Em 95% das cidades do semi-árido, a taxa de mortalidade infantil supera a média nacional, que é de 33 mortes para cada mil crianças nascidas vivas, antes de completarem um ano de idade. Além disso, 46% dos meninos e meninas que vivem na região são analfabetos e 42% não têm acesso a água potável.O documento traz dados sobre a situação de meninos e meninas brasileiros relacionados à pobreza e suas diferentes dimensões, violência e epidemia de HIV/aids. O relatório revela ainda que uma em cada duas crianças vive em situação de pobreza em todo o mundo.

O relatório será entregue ao presidente Luiz Inácio Lula da Silva na próxima segunda-feira.

Pobreza, guerra e aids: as causas

Brasília – Mais da metade dos 2,2 bilhões de crianças do mundo vive em grande privação por causa da pobreza, da guerra e da aids – três problemas que põem em perigo suas vidas e o futuro do planeta -, alerta o Fundo Mundial das Nações Unidas para a Infância (Unicef).

A pobreza não é exclusiva dos países em desenvolvimento e a proporção de crianças que vivem em lares de baixa renda nos últimos dez anos cresceu em 11 de 15 países industrializados.

As estatísticas do Informe Mundial da Infância mostram que 640 milhões de meninos e meninas carecem de moradia adequada; 500 milhões não têm acesso a saneamento básico; 400 milhões não dispõem de água potável e 270 milhões não têm serviços de saúde. O Unicef lembra que 140 milhões de crianças nunca foram à escola e que 90 milhões sofrem grave privação alimentar.

Também sublinha que 10,6 milhões morreram em 2003 em todo o mundo antes de completar 5 anos e que a maioria dessas mortes poderia ter sido evitada. Segundo o relatório, 2,2 milhões de crianças morreram porque não foram vacinadas – ou pelo menos não adequadamente.

No Brasil, o órgão apontou que 27,4 milhões de crianças vivem em famílias com meio salário mínimo ou menos por pessoa. "No caso da mortalidade infantil, (…) o país tem um nível mais alto de mortalidade que países vizinhos da América do Sul", disse. O Brasil ocupa o 10.º lugar na lista que inclui os 12 países sul-americanos, na frente apenas de Guiana e Bolívia.

Segundo o relatório, em 2003, no Brasil, 33 crianças em cada mil nascidas morreram antes de um ano de vida – o índice mais recente divulgado pelo Instituto Brasileiro de Geografia e Estatística (IBGE) é de 27,5 mortes por mil nascidos vivos.

Aids

O relatório do Unicef faz também um alerta sobre o "crescimento assustador" da epidemia de HIV/aids no Brasil entre meninas e adolescentes do sexo feminino entre 13 a 19 anos. Em 2003 a taxa de incidência por cem mil habitantes foi de 1,6 para os meninos e de 2,1 para as meninas nessa faixa etária.
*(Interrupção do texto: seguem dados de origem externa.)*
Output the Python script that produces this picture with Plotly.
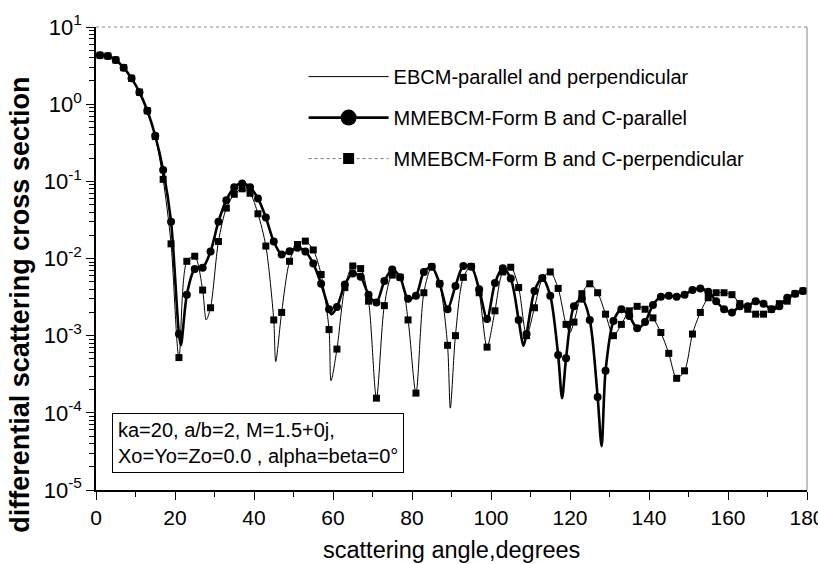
import plotly.graph_objects as go

# ---------------- data ----------------
angles = [1, 3, 5, 7, 9, 11, 13, 15, 17, 19,
          21, 23, 25, 27, 29, 31, 33, 35, 37, 39,
          41, 43, 45, 47, 49, 51, 53, 55, 57, 59,
          61, 63, 65, 67, 69, 71, 73, 75, 77, 79,
          81, 83, 85, 87, 89, 91, 93, 95, 97, 99,
          101, 103, 105, 107, 109, 111, 113, 115, 117, 119,
          121, 123, 125, 127, 129, 131, 133, 135, 137, 139,
          141, 143, 145, 147, 149, 151, 153, 155, 157, 159,
          161, 163, 165, 167, 169, 171, 173, 175, 177, 179]

parallel = [4.3, 4.2, 3.74, 2.97, 2.16, 1.43, 0.82, 0.39, 0.14, 0.030,
            1.05e-3, 3.4e-3, 7.3e-3, 7.6e-3, 0.0123, 0.030, 0.057, 0.084, 0.094, 0.084,
            0.060, 0.034, 0.0166, 0.0113, 0.0124, 0.0138, 0.0123, 8.6e-3, 4.7e-3, 2.2e-3,
            2.35e-3, 4.6e-3, 6.4e-3, 5.8e-3, 3.4e-3, 2.7e-3, 5.1e-3, 7.2e-3, 5.7e-3, 3.0e-3,
            3.3e-3, 6.7e-3, 7.8e-3, 4.7e-3, 2.2e-3, 4.4e-3, 8.0e-3, 7.8e-3, 4.0e-3, 1.65e-3,
            4.8e-3, 7.5e-3, 5.5e-3, 1.6e-3, 1.05e-3, 3.8e-3, 5.6e-3, 3.3e-3, 5.6e-4, 5.1e-4,
            2.4e-3, 3.0e-3, 1.6e-3, 1.6e-4, 3.5e-4, 1.55e-3, 2.2e-3, 1.8e-3, 1.25e-3, 1.5e-3,
            2.5e-3, 3.2e-3, 3.3e-3, 3.2e-3, 3.4e-3, 3.9e-3, 4.1e-3, 3.7e-3, 2.8e-3, 2.2e-3,
            2.0e-3, 2.4e-3, 2.4e-3, 2.8e-3, 2.6e-3, 2.2e-3, 2.4e-3, 3.1e-3, 3.5e-3, 3.8e-3]

perpendicular = [4.3, 4.2, 3.74, 2.97, 2.16, 1.43, 0.82, 0.38, 0.106, 0.0155,
                 5.2e-4, 9.2e-3, 0.0107, 3.9e-3, 2.3e-3, 0.0166, 0.045, 0.068, 0.080, 0.070,
                 0.038, 0.0145, 1.6e-3, 2.0e-3, 9.2e-3, 0.0152, 0.0168, 0.0129, 6.2e-3, 1.2e-3,
                 6.7e-4, 4.2e-3, 8.0e-3, 7.4e-3, 2.8e-3, 1.55e-4, 2.45e-3, 6.1e-3, 5.7e-3, 1.6e-3,
                 1.8e-4, 3.6e-3, 7.8e-3, 4.7e-3, 7.5e-4, 1.0e-3, 5.7e-3, 7.9e-3, 3.6e-3, 7.1e-4,
                 2.1e-3, 6.7e-3, 7.7e-3, 4.2e-3, 1.0e-3, 2.3e-3, 5.5e-3, 6.7e-3, 4.1e-3, 1.4e-3,
                 1.5e-3, 3.5e-3, 4.7e-3, 3.6e-3, 1.9e-3, 1.0e-3, 1.4e-3, 2.1e-3, 2.4e-3, 2.2e-3,
                 1.7e-3, 1.1e-3, 5.9e-4, 2.8e-4, 3.5e-4, 1.05e-3, 2.0e-3, 3.1e-3, 3.6e-3, 3.6e-3,
                 3.4e-3, 2.6e-3, 2.2e-3, 1.9e-3, 1.9e-3, 2.2e-3, 2.6e-3, 2.8e-3, 3.5e-3, 3.8e-3]

# extra points of the continuous (EBCM) curves between the 2-degree markers
parallel_dip_angles = [21.5, 59.6, 108.2, 118.0, 128.0]
parallel_dip_values = [7.5e-4, 1.9e-3, 7.4e-4, 1.55e-4, 3.7e-5]
perp_dip_angles = [27.9, 45.5, 59.5, 89.7, 120.0]
perp_dip_values = [1.6e-3, 4.6e-4, 2.6e-4, 1.15e-4, 1.1e-3]

x_tick_values = [0, 20, 40, 60, 80, 100, 120, 140, 160, 180]
x_tick_labels = ["0", "20", "40", "60", "80", "100", "120", "140", "160", "180"]
y_tick_values = [1e-5, 1e-4, 1e-3, 1e-2, 1e-1, 1, 10]
y_tick_labels = ["10<sup>-5</sup>", "10<sup>-4</sup>", "10<sup>-3</sup>", "10<sup>-2</sup>",
                 "10<sup>-1</sup>", "10<sup>0</sup>", "10<sup>1</sup>"]


def merged(xs, ys, dxs, dys):
    pts = sorted(zip(list(xs) + list(dxs), list(ys) + list(dys)))
    return [p[0] for p in pts], [p[1] for p in pts]


par_x, par_y = merged(angles, parallel, parallel_dip_angles, parallel_dip_values)
perp_x, perp_y = merged(angles, perpendicular, perp_dip_angles, perp_dip_values)

FONT = "Liberation Sans, Arial, sans-serif"

fig = go.Figure()

# EBCM curves (thin continuous lines)
fig.add_trace(go.Scatter(x=perp_x, y=perp_y, mode="lines",
                         line=dict(color="black", width=1, shape="spline", smoothing=0.8),
                         showlegend=False, hoverinfo="skip"))
fig.add_trace(go.Scatter(x=par_x, y=par_y, mode="lines",
                         line=dict(color="black", width=1, shape="spline", smoothing=0.8),
                         showlegend=False, hoverinfo="skip"))
# MMEBCM perpendicular squares
fig.add_trace(go.Scatter(x=angles, y=perpendicular, mode="markers",
                         marker=dict(symbol="square", size=7, color="black"),
                         showlegend=False))
# MMEBCM parallel: thick line + circles
fig.add_trace(go.Scatter(x=par_x, y=par_y, mode="lines",
                         line=dict(color="black", width=2.6, shape="spline", smoothing=0.8),
                         showlegend=False, hoverinfo="skip"))
fig.add_trace(go.Scatter(x=angles, y=parallel, mode="markers",
                         marker=dict(symbol="circle", size=8, color="black"),
                         showlegend=False))

# legend entries
fig.add_trace(go.Scatter(x=[None], y=[None], mode="lines", name="EBCM-parallel and perpendicular",
                         line=dict(color="black", width=1), legendgroup="a"))
fig.add_trace(go.Scatter(x=[None], y=[None], mode="lines+markers", name="MMEBCM-Form B and C-parallel",
                         line=dict(color="black", width=2.6),
                         marker=dict(symbol="circle", size=16, color="black"), legendgroup="b"))
fig.add_trace(go.Scatter(x=[None], y=[None], mode="lines+markers",
                         name="MMEBCM-Form B and C-perpendicular",
                         line=dict(color="#777777", width=1, dash="dot"),
                         marker=dict(symbol="square", size=11, color="black"), legendgroup="c"))

fig.update_layout(
    width=818, height=564,
    margin=dict(l=96, r=11, t=27, b=74, autoexpand=False),
    paper_bgcolor="white", plot_bgcolor="white",
    font=dict(family=FONT, color="black", size=20),
    showlegend=True,
    legend=dict(x=0.292, y=0.935, xanchor="left", yanchor="top",
                bgcolor="rgba(0,0,0,0)", borderwidth=0,
                font=dict(family=FONT, size=20, color="black"),
                itemsizing="trace", itemwidth=80, tracegroupgap=12),
    xaxis=dict(range=[0, 180], tickmode="array", tickvals=x_tick_values, ticktext=x_tick_labels,
               ticks="outside", ticklen=8, tickwidth=1, tickcolor="black",
               ticklabeloverflow="allow", automargin=False,
               minor=dict(tickvals=[10, 30, 50, 70, 90, 110, 130, 150, 170],
                          ticks="outside", ticklen=5, tickcolor="black"),
               showline=True, linecolor="black", linewidth=1.5, mirror=False,
               showgrid=False, zeroline=False,
               tickfont=dict(family=FONT, size=21)),
    yaxis=dict(type="log", range=[-5, 1], tickmode="array", tickvals=y_tick_values, ticktext=y_tick_labels,
               ticks="outside", ticklen=8, tickwidth=1, tickcolor="black", automargin=False,
               minor=dict(tickvals=[m * 10 ** e for e in range(-5, 1) for m in range(2, 10)],
                          ticks="outside", ticklen=5, tickcolor="black"),
               showline=True, linecolor="black", linewidth=1.5, mirror=False,
               showgrid=False, zeroline=False,
               tickfont=dict(family=FONT, size=22)),
    shapes=[
        dict(type="line", xref="paper", yref="paper", x0=0, x1=1, y0=1, y1=1,
             line=dict(color="#888888", width=1, dash="dot")),
        dict(type="line", xref="paper", yref="paper", x0=1, x1=1, y0=0, y1=1,
             line=dict(color="#888888", width=1)),
    ],
    annotations=[
        dict(xref="paper", yref="paper", x=0.022, y=0.166, xanchor="left", yanchor="top",
             text="ka=20, a/b=2, M=1.5+0j,<br>Xo=Yo=Zo=0.0 , alpha=beta=0\u00b0",
             showarrow=False, align="left", bordercolor="black", borderwidth=1, borderpad=5,
             bgcolor="white", font=dict(family=FONT, size=20, color="black")),
        dict(xref="paper", yref="paper", x=0.5, y=-0.129, xanchor="center", yanchor="middle",
             text="scattering angle,degrees", showarrow=False,
             font=dict(family=FONT, size=23.5, color="black")),
        dict(xref="paper", yref="paper", x=-0.107, y=0.40, xanchor="center", yanchor="middle",
             text="<b>differential scattering cross section</b>", textangle=-90, showarrow=False,
             font=dict(family=FONT, size=27, color="black")),
    ],
)

fig.write_html("out.html")
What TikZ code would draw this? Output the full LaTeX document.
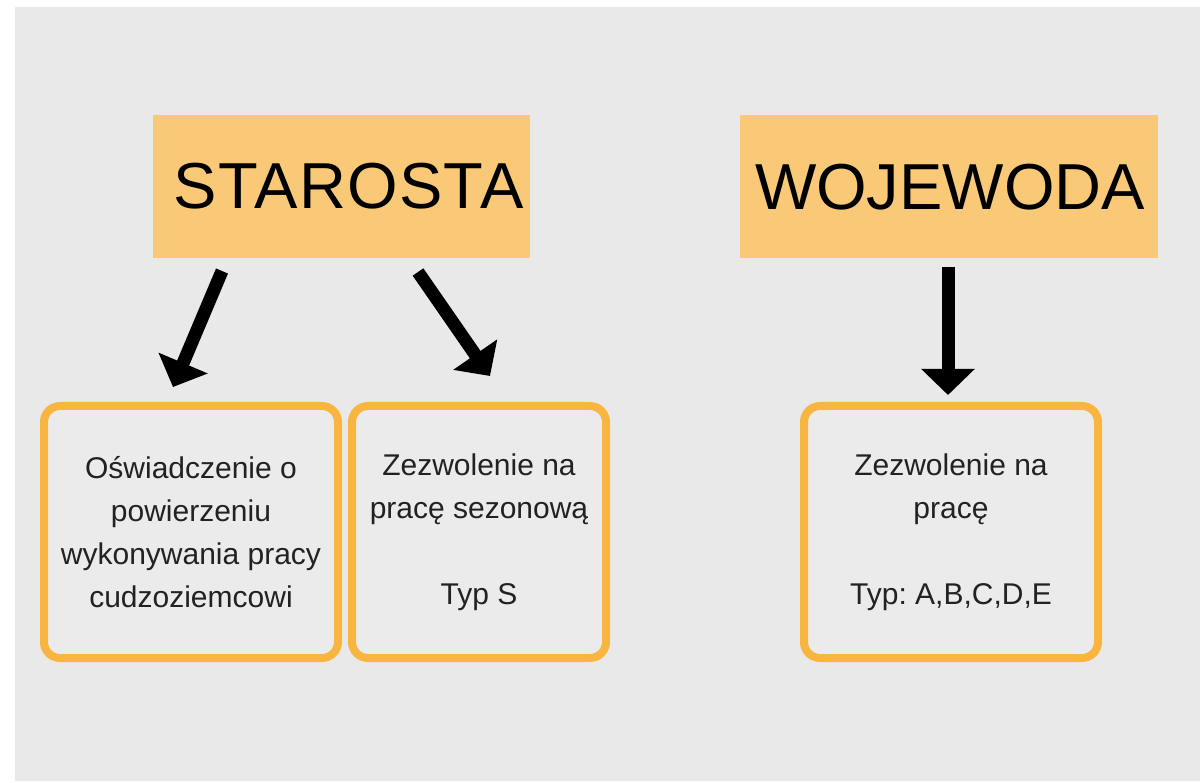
\documentclass[tikz,border=0pt]{standalone}
\usepackage{fontspec}
\setmainfont{Liberation Sans}
\usetikzlibrary{arrows.meta}
\frenchspacing
\definecolor{bggray}{HTML}{E9E9E9}
\definecolor{titlefill}{HTML}{F9C978}
\definecolor{boxborder}{HTML}{F8B53F}
\definecolor{boxfill}{HTML}{EBEBEB}
\definecolor{boxtext}{HTML}{222222}
\tikzset{
  titlebox/.style={fill=titlefill, draw=none, minimum width=377pt, minimum height=143pt, inner sep=0pt,
    font=\fontsize{65}{72}\selectfont, text=black},
  infobox/.style={draw=boxborder, fill=boxfill, line width=8pt, rounded corners=16pt,
    minimum height=252pt, inner sep=0pt, align=center, text=boxtext,
    font=\fontsize{30}{43}\selectfont},
  bigarrow/.style={draw=black, line width=13pt, -{Triangle[length=26pt,width=52pt]}}
}
\begin{document}
\begin{tikzpicture}[x=1pt,y=-1pt]
\useasboundingbox (0,0) rectangle (1200,783);
\fill[white] (0,0) rectangle (1200,783);
\fill[bggray] (15,7) rectangle (1200,781);
\node[titlebox] (starosta) at (341.5,186.5) {\hspace*{14pt}\addfontfeature{LetterSpace=2}STAROSTA};
\node[titlebox, minimum width=418pt] (wojewoda) at (949,187) {\hspace*{2pt}WOJEWODA};
\node[infobox, minimum width=294pt] (box1) at (191,532) {Oświadczenie o\\powierzeniu\\wykonywania pracy\\cudzoziemcowi};
\node[infobox, minimum width=254pt] (box2) at (479,532) {Zezwolenie na\\pracę sezonową\\[43pt]Typ S};
\node[infobox, minimum width=294pt] (box3) at (951,532) {Zezwolenie na\\pracę\\[43pt]Typ: A,B,C,D,E};
\coordinate (a1s) at (222,271);
\coordinate (a1e) at (173,387);
\coordinate (a2s) at (418,272);
\coordinate (a2e) at (490,376);
\draw[bigarrow] (a1s) -- (a1e);
\draw[bigarrow] (a2s) -- (a2e);
\draw[bigarrow, shorten <=8pt, shorten >=7pt] ([xshift=-1pt]wojewoda.south) -- ([xshift=-1pt]wojewoda.south |- box3.north);
\end{tikzpicture}
\end{document}
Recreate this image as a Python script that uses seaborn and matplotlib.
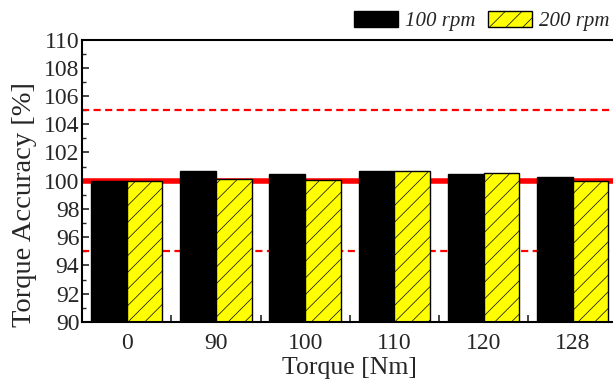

"Estamos a ver uma epidemia tipo generalizada, com representação cada dia maior da mulher. Em termos de vulnerabilidade, podemos dizer que, no Brasil, aids tem cara de mulher e de mulher adolescente", afirmou Marie Pierre Poirier.

Ela destacou que, enquanto em 1995 a proporção era de 24 homens infectados pelo HIV para cada mulher portadora do vírus, essa relação hoje é de dois homens para cada mulher. Segundo Marie Pierre, dos 17,4 mil casos notificados entre crianças e adolescentes, mais de oito mil são de crianças com menos de cinco anos.